В совокупности екатерининские манифесты конца июня — начала июля 1762 года содержали ядро официальной версии о Петре III, с некоторыми изменениями и дополнениями прочно вошедшей в обиход. Вот два примера, подтверждающие сказанное.
1. «Царь Петр дал обещание иметь союз с Австрийским домом, но отказался от обещания, примкнул к прусскому королю Фридриху; хотя при короновании он и признал русскую греческую веру, но потом заявил, что он кальвинист, и все войско одел и муштровал на прусский манер. Он бесчестил греческую веру, сильно притеснял священников, за что 9 июля был свергнут с трона[20]. Его содержат в заключении в каком-то замке… Затем русские провозгласили его жену Екатерину царицей до совершеннолетия сына, которому 10 лет. Царь Петр, как говорят, очень был склонен к пьянству» [223, с. 83].
2. «Этот монарх еще до воцарения успел прославиться своими шутовскими выходками, грубыми попойками, полной неспособностью заниматься государственными делами и, что было особенно оскорбительно для подданных, пренебрежением ко всему русскому. Император приказал переодеть гвардию в новую форму по образцу прусской, а православным священникам велел сбрить бороды и носить платье наподобие протестантских пасторов. Будущее этого царствования было предопределено. Спустя пять месяцев после воцарения Петра III против него был составлен заговор» [62, с. 107].
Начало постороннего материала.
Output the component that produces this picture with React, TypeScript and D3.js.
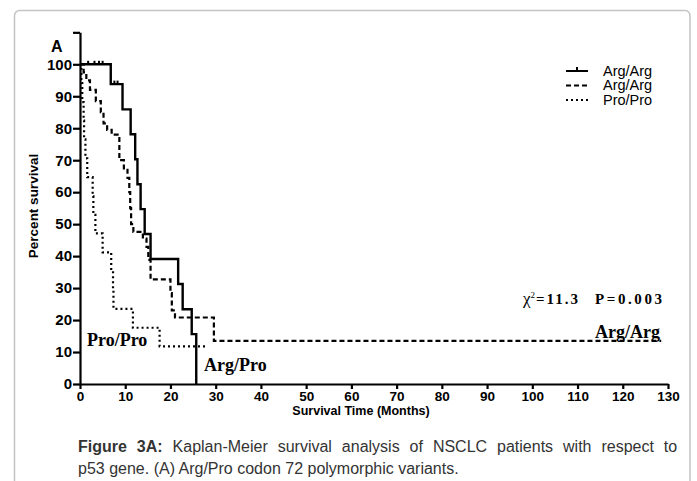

Если отвлечься от нескольких фактических неточностей (в 1762 году Павлу было не 10, а 8 лет; Петр кальвинистом не был, он не успел короноваться и был убит; Екатерина стала не регентшей, а правящей императрицей), то больших расхождений между этими двумя характеристиками нет. Впрочем, одно все же имеется. Дело в том, что первая заимствована из рукописной хроники скромного католического священника Иржи Вацлава Пароубека из чешского местечка Либезницы. Она относится к 1762 году. Вторая принадлежит нашему современнику А. Гаврюшкину и опубликована в 1988 году. Рискуя повториться, не будем останавливаться на демонстрации несоответствия фактам большей части приведенных характеристик — внимательный читатель легко сможет сделать это сам. Хочется лишь подчеркнуть, что в основе обоих суждений — XVIII и XX веков — общий источник — екатерининское мифотворчество. Все же запись Пароубека представляет некую ценность: она позволяет судить об объеме информации, которой по части событий 1762 года располагали любознательные люди из средних слоев зарубежного общества тех лет. Лишенная этой ценности вторая характеристика любопытна как свод легковерных домыслов, до сих пор принимаемых немалым числом читателей за правду русской истории.